For the first few customers, the platform engineering team manages provisioning by running Terraform and setting up Argo apps manually.

Now DataCo lands a big enterprise client who asks for the service in their Azure account (BYOC), and another in GCP. The team dutifully writes new Terraform code for AKS and GKE clusters and adapts their scripts. By now, they have 10 customers, each in a separate cloud account. On the next product update, DataCo needs to add a new “AI insights” service which requires a GPU node group in the cluster and a new Kafka topic. They must update the Terraform module to add a node group (for each cloud type) and run it for all 10 customers, then update the Argo CD app manifest to deploy the new microservice. During this rollout, one tenant’s Terraform apply fails (Azure quota issue), leaving that environment without the GPU node – but Argo CD still deployed the app expecting it. The DataCo engineers spend a weekend fixing the drift.

This story is all too common. The combination of manual coordination, per-environment differences, and lack of an overarching orchestration leads to a lot of “toil” (repetitive manual work) for platform engineers. As a result, features get delayed and operational costs rise. In Reddit forums and tech blogs, engineers often ask “How do we connect Terraform and Argo CD flows?” – the answer usually involves a lot of custom glue, or adopting another tool to fill the gap.
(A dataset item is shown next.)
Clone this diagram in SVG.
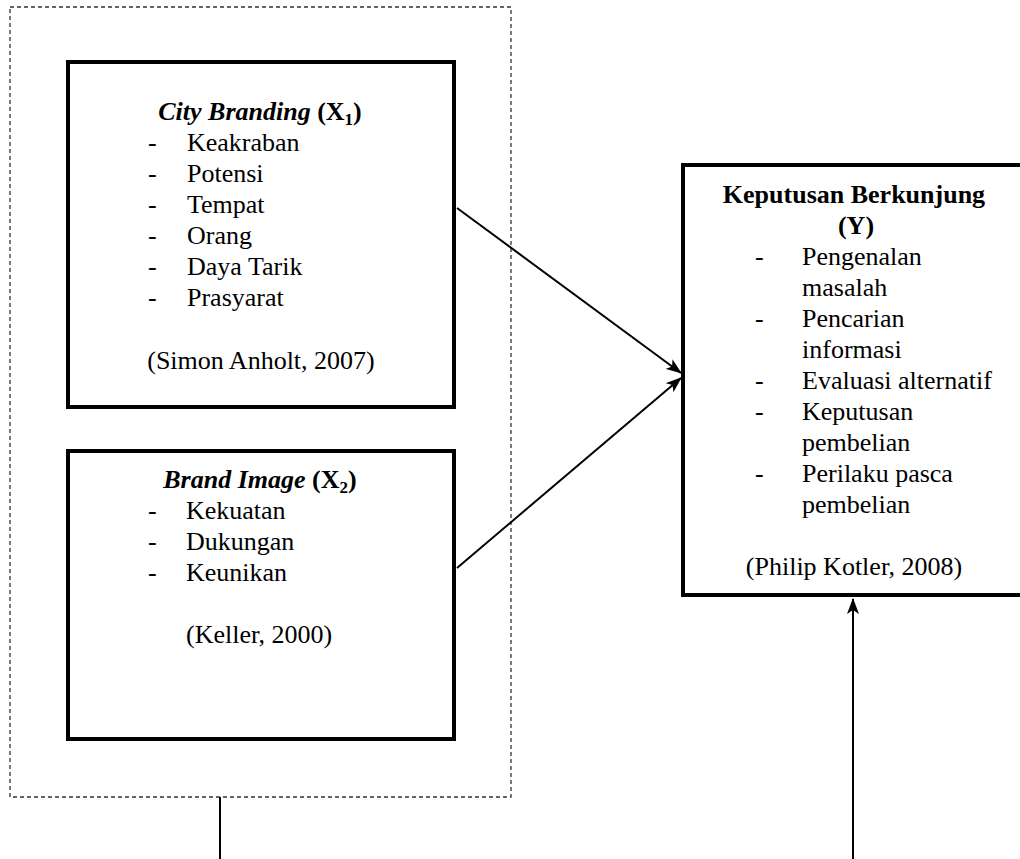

To sum up, the DIY control plane approach can work, but it exacts a heavy tax in engineering time and maintenance. This is undifferentiated heavy-lifting that detracts from building your actual product. As one SaaS expert put it: the question isn’t “Can we build this ourselves?” but “Should we?”, given that innovation time is better spent on your core product, not reinventing infrastructure plumbing.